The Institute for Liberty and Democracy has found that only 2 percent of Peruvians, for example, can actually trade with the US — or even nationally within Peru. Globalization as it currently exists can only globalize the elites. In developing countries, the costs of entry are high, so elites are the only ones who can afford to gain access. Open markets and increased trade are keys to eliminating poverty, but just as critical is empowering the power with the legal and communication tools to enter wider markets.

The ILD has gathered ample evidence that once the poor enter the legal system and have the access they need, they prosper. (See, for example, an interview with Lima entrepreneur Mauro Gutierrez Quispe, who was able to build a thriving international business once he gained access to global markets and could work with modern business tools.)

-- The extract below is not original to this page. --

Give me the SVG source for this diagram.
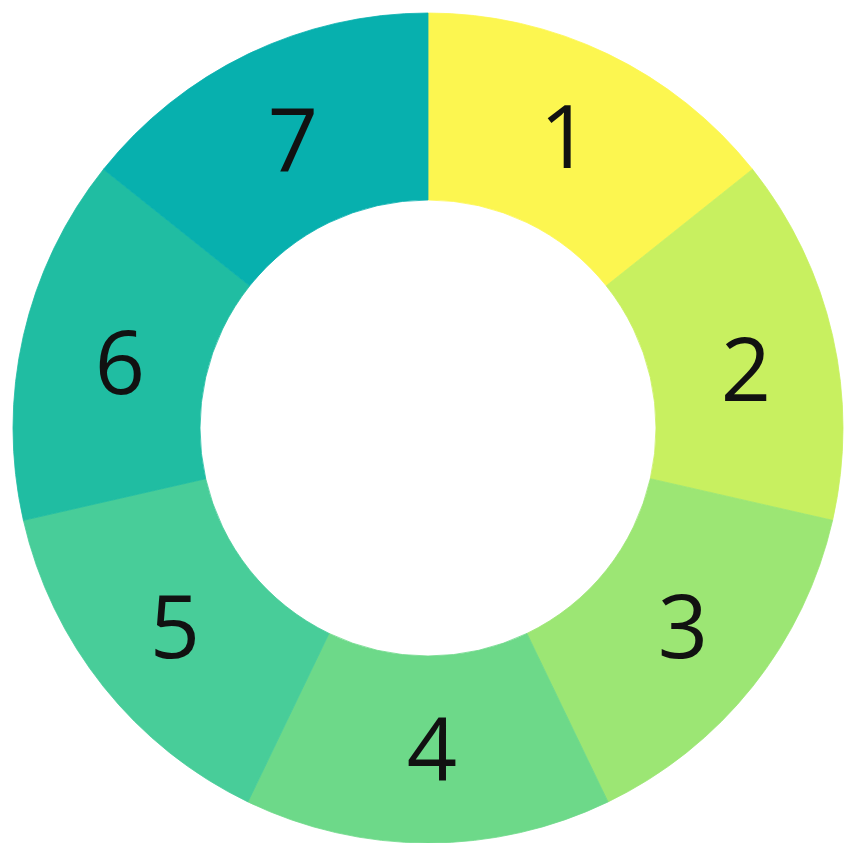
<svg xmlns="http://www.w3.org/2000/svg" width="848" height="843" viewBox="0 0 848 843">
<style>
.lbl{font-family:"Open Sans","Liberation Sans",sans-serif;font-size:88px;fill:#111;text-anchor:middle}
path{stroke-width:0.8}
</style>
<rect width="848" height="843" fill="#fff"/>
<g id="seg1"><path d="M428,13 A415,415 0 0 1 752.46,169.25 L606.26,285.84 A228,228 0 0 0 428,200 Z" fill="#FCF650" stroke="#FCF650"/><text class="lbl" x="565" y="168">1</text></g>
<g id="seg2"><path d="M752.46,169.25 A415,415 0 0 1 832.60,520.35 L650.28,478.73 A228,228 0 0 0 606.26,285.84 Z" fill="#C8F060" stroke="#C8F060"/><text class="lbl" x="746" y="401">2</text></g>
<g id="seg3"><path d="M832.60,520.35 A415,415 0 0 1 608.06,801.90 L526.93,633.42 A228,228 0 0 0 650.28,478.73 Z" fill="#9CE674" stroke="#9CE674"/><text class="lbl" x="683" y="658">3</text></g>
<g id="seg4"><path d="M608.06,801.90 A415,415 0 0 1 247.94,801.90 L329.07,633.42 A228,228 0 0 0 526.93,633.42 Z" fill="#6DD989" stroke="#6DD989"/><text class="lbl" x="432" y="781">4</text></g>
<g id="seg5"><path d="M247.94,801.90 A415,415 0 0 1 23.40,520.35 L205.72,478.73 A228,228 0 0 0 329.07,633.42 Z" fill="#48CD99" stroke="#48CD99"/><text class="lbl" x="175" y="658">5</text></g>
<g id="seg6"><path d="M23.40,520.35 A415,415 0 0 1 103.54,169.25 L249.74,285.84 A228,228 0 0 0 205.72,478.73 Z" fill="#20BDA2" stroke="#20BDA2"/><text class="lbl" x="120" y="394">6</text></g>
<g id="seg7"><path d="M103.54,169.25 A415,415 0 0 1 428,13 L428,200 A228,228 0 0 0 249.74,285.84 Z" fill="#07B0AE" stroke="#07B0AE"/><text class="lbl" x="293" y="171">7</text></g>
<g id="connectors"/>
</svg>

Trade has many overall benefits. The law of comparative advantage says that even less productive countries will benefit from trade with more productive countries because stronger producers can trade in order to free up resources that will enable them to specialize (which creates even more value). If you could sum it up, the rule of thumb for comparative advantage would be “Do what you do best and trade for the rest.” The result will be more productivity and more economic benefit for everyone. Consumers, for example, benefit from the lower prices that specialization and economies of scale engenders.

We need not take this on faith, however. Free trade tends to generate economic growth and closed or protected markets tend to stagnate. The CATO Institute’s Economic Freedom of the World reports, which measure economic freedom in 123 countries, consistently show that the per capita gross domestic product in nations with the most restricted trade is many times smaller than those countries with open trade policies.

This is especially true in sub-Saharan Africa. In a 2006 article, the CATO institute’s Marian Tupy wrote:

Under the World Trade Organization’s ‘special and differential treatment’ rule, many sub-Saharan African countries have been permitted to retain significantly higher import tariffs than rich countries. Combined with ‘preferential treatment’ of their goods in rich countries’ markets, sub-Saharan African producers enjoy a substantial advantage over other foreign competitors.

Result? According to the World Bank, Africa’s share of world exports declined from 3 percent in 1970 to less than 2 percent in 2003. About 50 percent of sub-Saharan African exports come from a single country, South Africa. (It is worth noting South African import tariffs are substantially lower than those of other sub-Saharan African countries.)1

Economist Arvind Panagariya wrote in a paper “Miracles and Debacles: Do Free-Trade Skeptics Have a Case?”:

On the poverty front, there is overwhelming evidence that trade openness is a more trustworthy friend of the poor than protectionism. Few countries have grown rapidly without a simultaneous rapid expansion of trade. In turn, rapid growth has almost always led to reduction in poverty.2
1 Tupy, Marian, “Free Trade Benefits All”, The Washington Times, January 3, 2006.
2 Panagariya, Arvind, Miracles and Debacles: Do Free-Trade Skeptics Have a Case? August 2003.